Dr. Esserman also has received calls from patients from other parts of the country who have heard about the procedure and are willing to travel great distances in the hope of becoming free of postmastectomy pain. “Someone may call me up from New York and say, ‘I want to come out there,’ and I say, ‘Don’t do that. Let’s get your surgeon to take a look at this video.’” In some cases, Dr. ­Esserman refers patients to physicians in their area who are already versed in the technique.

‘Not a Panacea’

However, Dr. Esserman stressed, “This is not a panacea for everything.” If the pain is not neuropathic or trigger points cannot be identified, “it is not going to help,” she said, and in such cases, she would not go ahead with the treatment. “Occasionally, you have someone where that is not the cause of pain or even if it is, the technique isn’t working for some reason. I don’t have an answer for that.”

The technique has been tried a time or two in women who have pain following lumpectomies, Dr. Esserman added, but “it has not been very productive. I doubt that it is going to be the solution there, and we just have to keep looking” for other means of dealing with that type of postsurgical pain.

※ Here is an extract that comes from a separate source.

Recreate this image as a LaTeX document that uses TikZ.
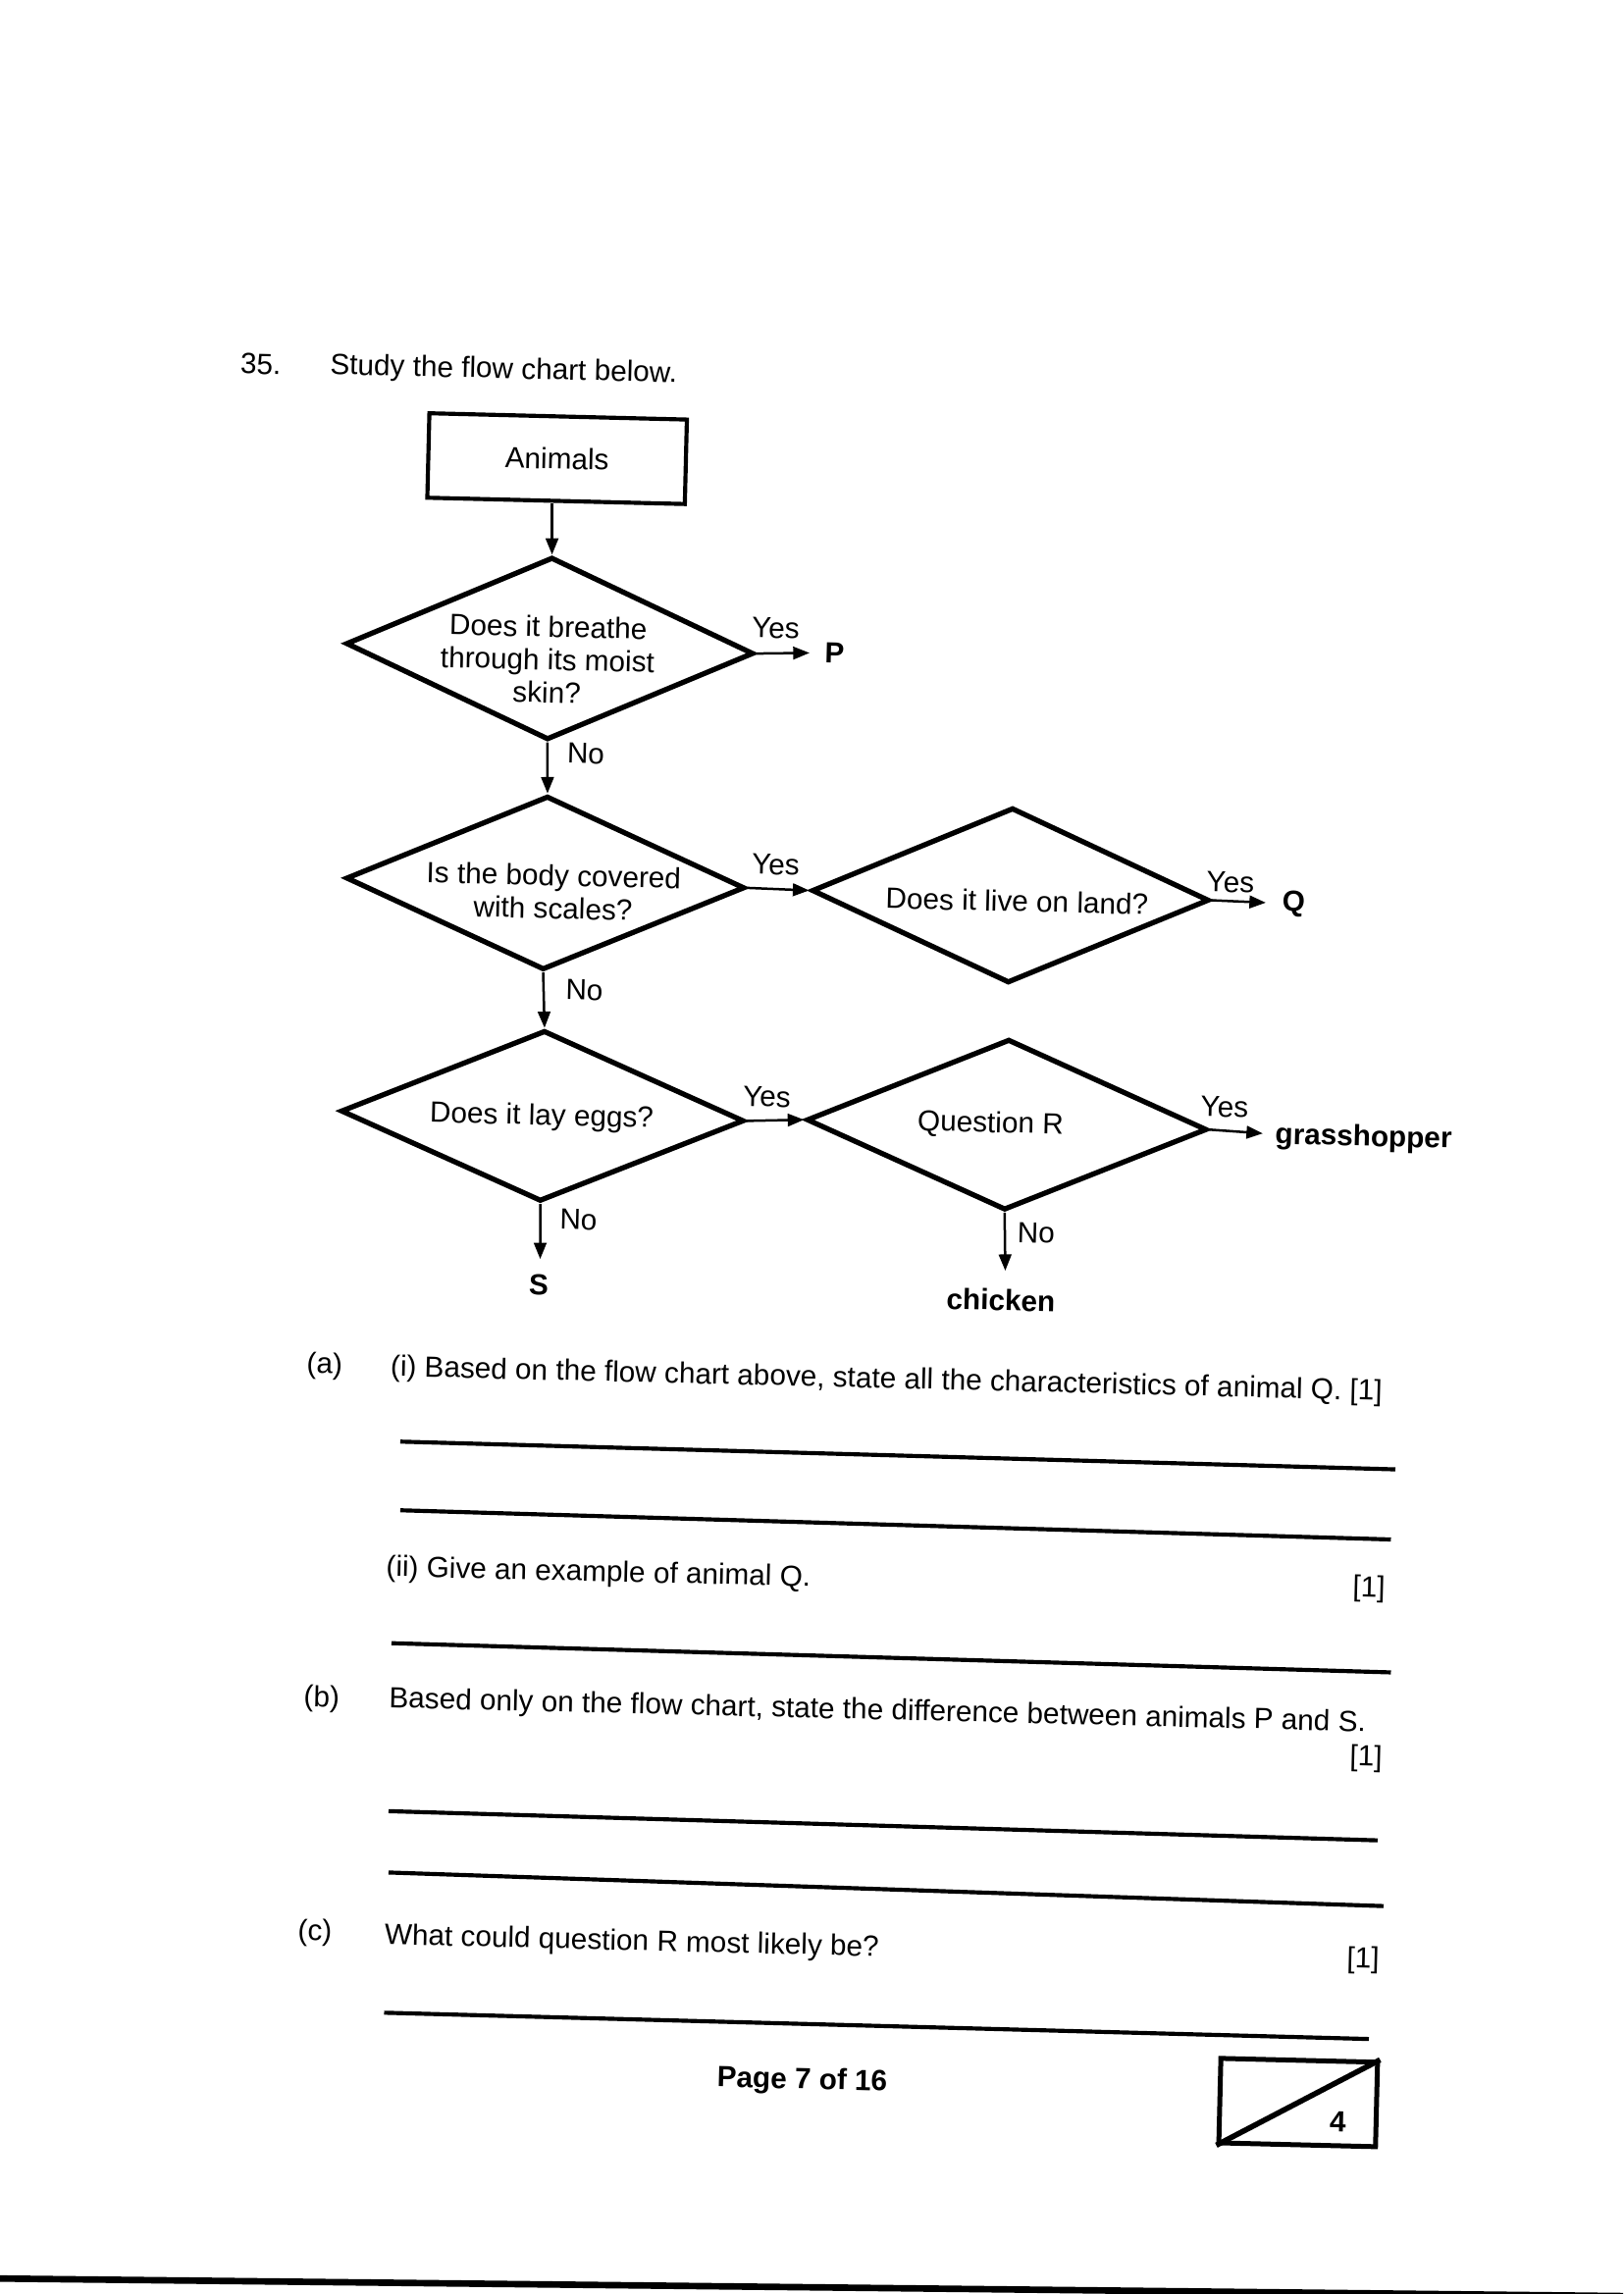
\documentclass[tikz,border=0pt]{standalone}
\usepackage{fontspec}
\setmainfont{Liberation Sans}
\usetikzlibrary{shapes.geometric,arrows.meta}
\begin{document}
\begin{tikzpicture}[x=0.54pt,y=-0.5359pt,
  every node/.append style={rotate=-1.4},
  txt/.style={font=\fontsize{10.7}{12.1}\selectfont, inner sep=0pt},
  btxt/.style={font=\fontsize{10.7}{12.1}\selectfont\bfseries, inner sep=0pt},
  dtxt/.style={txt, align=center},
  dia/.style={diamond, draw, line width=1.9pt, inner sep=0pt, minimum width=147pt, minimum height=64pt},
  boxst/.style={draw, line width=1.5pt, minimum width=94.5pt, minimum height=31pt, font=\fontsize{10.7}{12.1}\selectfont},
  arr/.style={line width=0.9pt, -{Triangle[length=6pt,width=4.6pt]}},
  ansline/.style={line width=1.5pt},
  markbox/.style={draw, line width=1.8pt, minimum width=57.5pt, minimum height=31pt}]

\path[use as bounding box, fill=white] (0,0) rectangle (1102.7,1570.6);

% header
\node[txt, anchor=west] (num) at (163,249) {35.};
\node[txt, anchor=west] (intro) at (224,251) {Study the flow chart below.};

% flow chart
\node[boxst] (animals) at (378.5,314) {Animals};

\node[dia, minimum width=149.6pt, minimum height=67pt] (d1) at (373.5,444) {};
\node[dtxt] (t1) at (372,451.5) {Does it breathe\\through its moist\\skin?};

\node[dia, minimum width=146.3pt, minimum height=63.8pt] (d2) at (370.5,604.5) {};
\node[dtxt] (t2) at (376,610.5) {Is the body covered\\with scales?};

\node[dia, minimum width=145.8pt, minimum height=64.3pt] (d3) at (686.5,613) {};
\node[dtxt] (t3) at (691,617) {Does it live on land?};

\node[dia, minimum width=148pt, minimum height=62.7pt] (d4) at (368.5,764) {};
\node[dtxt] (t4) at (368,765) {Does it lay eggs?};

\node[dia, minimum width=146.9pt, minimum height=62.7pt] (d5) at (684,770) {};
\node[dtxt] (t5) at (673,770) {Question R};

% connectors
\draw[arr] (d1.north |- animals.south) -- (d1.north);

\coordinate (pend) at (550,447);
\draw[arr] (d1.east) -- (pend);
\node[txt] (y1) at (527,430) {Yes};
\node[btxt] (P) at (567,447) {P};

\draw[arr] (d1.south) -- (d2.north);
\node[txt] (n1) at (398,516) {No};

\draw[arr] (d2.east) -- (d3.west);
\node[txt] (y2) at (527,592) {Yes};

\coordinate (qend) at (860,618);
\draw[arr] (d3.east) -- (qend);
\node[txt] (y3) at (836,604) {Yes};
\node[btxt] (Q) at (879,619) {Q};

\draw[arr] (d2.south) -- (d4.north);
\node[txt] (n2) at (397,678) {No};

\draw[arr] (d4.east) -- (d5.west);
\node[txt] (y4) at (521,751) {Yes};

\coordinate (gend) at (858,776);
\draw[arr] (d5.east) -- (gend);
\node[txt] (y5) at (832,758) {Yes};
\node[btxt, anchor=west] (grass) at (866,778) {grasshopper};

\coordinate (send) at (367,862);
\draw[arr] (d4.south) -- (send);
\node[txt] (n3) at (393,835) {No};
\node[btxt] (S) at (366,880) {S};

\coordinate (cend) at (683,870);
\draw[arr] (d5.south) -- (cend);
\node[txt] (n4) at (704,844) {No};
\node[btxt] (chicken) at (680,890) {chicken};

% questions
\node[txt, anchor=west] (qa) at (208,935) {(a)};
\node[txt, anchor=west] (qai) at (265,937) {(i) Based on the flow chart above, state all the characteristics of animal Q. [1]};
\draw[ansline] (272,987) -- (948,1006);
\draw[ansline] (272,1034) -- (945,1054);

\node[txt, anchor=west] (qaii) at (262,1074) {(ii) Give an example of animal Q.};
\node[txt] (m2) at (930,1088) {[1]};
\draw[ansline] (266,1125) -- (945,1145);

\node[txt, anchor=west] (qb) at (206,1163) {(b)};
\node[txt, anchor=west] (qbt) at (264,1164) {Based only on the flow chart, state the difference between animals P and S.};
\node[txt] (m3) at (928,1204) {[1]};
\draw[ansline] (264,1240) -- (936,1260);
\draw[ansline] (264,1282) -- (940,1305);

\node[txt, anchor=west] (qc) at (202,1323) {(c)};
\node[txt, anchor=west] (qct) at (261,1326) {What could question R most likely be?};
\node[txt] (m4) at (926,1342) {[1]};
\draw[ansline] (261,1378) -- (930,1396);

% footer
\node[btxt] (page) at (545,1425) {Page 7 of 16};
\node[markbox] (mk) at (882,1439.5) {};
\draw[line width=2pt] (mk.south west) -- (mk.north east);
\node[btxt] (four) at (909,1453) {4};

\draw[line width=2.4pt] (0,1560) -- (1102.7,1572);
\end{tikzpicture}
\end{document}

For some people with neuropathic pain, “the best thing to do is to try some of the medicines that block neuropathic pain, like Neurontin [gabapentin], and that can be the solution,” Dr. Esserman said. “You can use lidocaine patches. There are a number of things that people can try, and this should just be one of the tools.”

No More Surgery Than Needed

Knowing that surgery and cautery can cause postmastectomy pain “is one of the reasons I am also motivated not to do more surgery than is needed, because some people get persistent pain,” Dr. Esserman said. And it can be very debilitating.

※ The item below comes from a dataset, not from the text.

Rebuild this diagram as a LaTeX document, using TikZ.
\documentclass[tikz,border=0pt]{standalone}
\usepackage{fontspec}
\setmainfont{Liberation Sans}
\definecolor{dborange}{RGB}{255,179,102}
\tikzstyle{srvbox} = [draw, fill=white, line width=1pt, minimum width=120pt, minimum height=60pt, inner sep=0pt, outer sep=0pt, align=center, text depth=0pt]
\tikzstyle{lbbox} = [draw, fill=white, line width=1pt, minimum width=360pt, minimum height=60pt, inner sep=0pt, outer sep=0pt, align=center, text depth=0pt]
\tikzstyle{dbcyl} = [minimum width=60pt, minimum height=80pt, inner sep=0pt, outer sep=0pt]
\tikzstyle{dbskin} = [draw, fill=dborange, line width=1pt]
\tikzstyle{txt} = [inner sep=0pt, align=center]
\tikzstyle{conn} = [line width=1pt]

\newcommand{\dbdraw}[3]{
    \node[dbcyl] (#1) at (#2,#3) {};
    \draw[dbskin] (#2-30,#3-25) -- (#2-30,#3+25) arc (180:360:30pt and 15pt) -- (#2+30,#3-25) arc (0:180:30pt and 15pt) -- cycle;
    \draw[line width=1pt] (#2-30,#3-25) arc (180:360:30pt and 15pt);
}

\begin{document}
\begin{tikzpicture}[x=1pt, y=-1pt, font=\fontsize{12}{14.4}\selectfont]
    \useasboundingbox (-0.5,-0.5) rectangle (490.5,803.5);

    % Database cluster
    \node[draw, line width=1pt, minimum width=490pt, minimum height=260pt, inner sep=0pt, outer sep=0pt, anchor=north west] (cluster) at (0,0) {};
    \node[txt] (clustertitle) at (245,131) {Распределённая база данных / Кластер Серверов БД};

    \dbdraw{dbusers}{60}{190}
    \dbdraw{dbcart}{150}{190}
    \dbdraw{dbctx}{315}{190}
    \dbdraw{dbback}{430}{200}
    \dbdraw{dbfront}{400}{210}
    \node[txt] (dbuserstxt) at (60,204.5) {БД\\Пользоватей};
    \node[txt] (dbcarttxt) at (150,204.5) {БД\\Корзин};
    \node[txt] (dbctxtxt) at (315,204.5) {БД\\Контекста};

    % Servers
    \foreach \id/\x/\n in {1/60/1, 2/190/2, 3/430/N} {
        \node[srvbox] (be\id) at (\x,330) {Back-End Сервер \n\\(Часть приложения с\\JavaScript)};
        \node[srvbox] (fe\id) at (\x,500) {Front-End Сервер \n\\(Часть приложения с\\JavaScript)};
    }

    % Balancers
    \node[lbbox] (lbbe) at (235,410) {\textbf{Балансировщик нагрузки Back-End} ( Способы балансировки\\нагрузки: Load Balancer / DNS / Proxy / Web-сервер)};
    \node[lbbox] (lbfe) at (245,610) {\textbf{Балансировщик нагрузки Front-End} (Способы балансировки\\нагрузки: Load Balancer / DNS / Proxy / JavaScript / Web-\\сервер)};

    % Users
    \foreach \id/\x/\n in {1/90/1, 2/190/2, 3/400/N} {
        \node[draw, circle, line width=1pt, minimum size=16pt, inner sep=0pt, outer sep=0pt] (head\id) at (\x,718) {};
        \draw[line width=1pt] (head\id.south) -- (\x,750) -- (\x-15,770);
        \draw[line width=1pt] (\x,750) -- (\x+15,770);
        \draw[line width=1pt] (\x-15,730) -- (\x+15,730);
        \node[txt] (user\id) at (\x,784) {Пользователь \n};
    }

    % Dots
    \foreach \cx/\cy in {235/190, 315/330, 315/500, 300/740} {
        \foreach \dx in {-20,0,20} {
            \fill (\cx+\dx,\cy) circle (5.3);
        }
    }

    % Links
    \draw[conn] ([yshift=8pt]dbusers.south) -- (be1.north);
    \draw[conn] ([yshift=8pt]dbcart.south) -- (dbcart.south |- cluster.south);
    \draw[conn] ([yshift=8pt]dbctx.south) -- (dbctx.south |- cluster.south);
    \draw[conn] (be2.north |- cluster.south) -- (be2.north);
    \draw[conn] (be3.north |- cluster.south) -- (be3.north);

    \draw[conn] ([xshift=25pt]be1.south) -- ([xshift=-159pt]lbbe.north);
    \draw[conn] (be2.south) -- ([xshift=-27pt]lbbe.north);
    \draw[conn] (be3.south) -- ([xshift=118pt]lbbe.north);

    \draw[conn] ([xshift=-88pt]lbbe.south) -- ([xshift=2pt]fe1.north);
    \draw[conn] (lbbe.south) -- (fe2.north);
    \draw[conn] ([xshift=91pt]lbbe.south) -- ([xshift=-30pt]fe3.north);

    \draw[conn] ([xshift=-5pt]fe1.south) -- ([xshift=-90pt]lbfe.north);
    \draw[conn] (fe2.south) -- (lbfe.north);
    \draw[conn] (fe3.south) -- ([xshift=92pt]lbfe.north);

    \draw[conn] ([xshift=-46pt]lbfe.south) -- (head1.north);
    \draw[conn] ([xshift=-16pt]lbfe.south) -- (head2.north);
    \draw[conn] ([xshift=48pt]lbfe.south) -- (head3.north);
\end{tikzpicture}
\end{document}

Working to prevent postmastectomy pain “is part of our ongoing learning and presents an opportunity,” Dr. Esserman said. “Nobody wants to cause pain or problems afterward. No one is doing it intentionally, but sometimes these things happen, and there is nothing we can do to stop it. But the more we understand it, the better we understand the source of pain and how to prevent long-term problems, we can even start to think about how to prevent the problems in the first place.”

For example, Dr. Esserman noted, “We are starting to work with our anesthesia team to think about doing thoracic nerve blocks” to avoid causing injury or pain. “If you use the anesthetic first, you may reduce the chance of pain postoperatively, and patients may never experience pain,” she noted. “There are lots of opportunities to continue to improve. That’s the great thing about medicine.” ■

Disclosure: Dr. Esserman reported no potential conflicts of interest.

References

1. Tang CJ, Eder SE, Lee DJ, Rabow MW: A simple intervention to relieve chronic neuropathic post-mastectomy pain. 2013 San Antonio Breast Cancer Symposium. Abstract P3-10-03. Presented December 12, 2013.

2. Pfaff LG: When pain persists after breast cancer. The New York Times, June 8, 2015.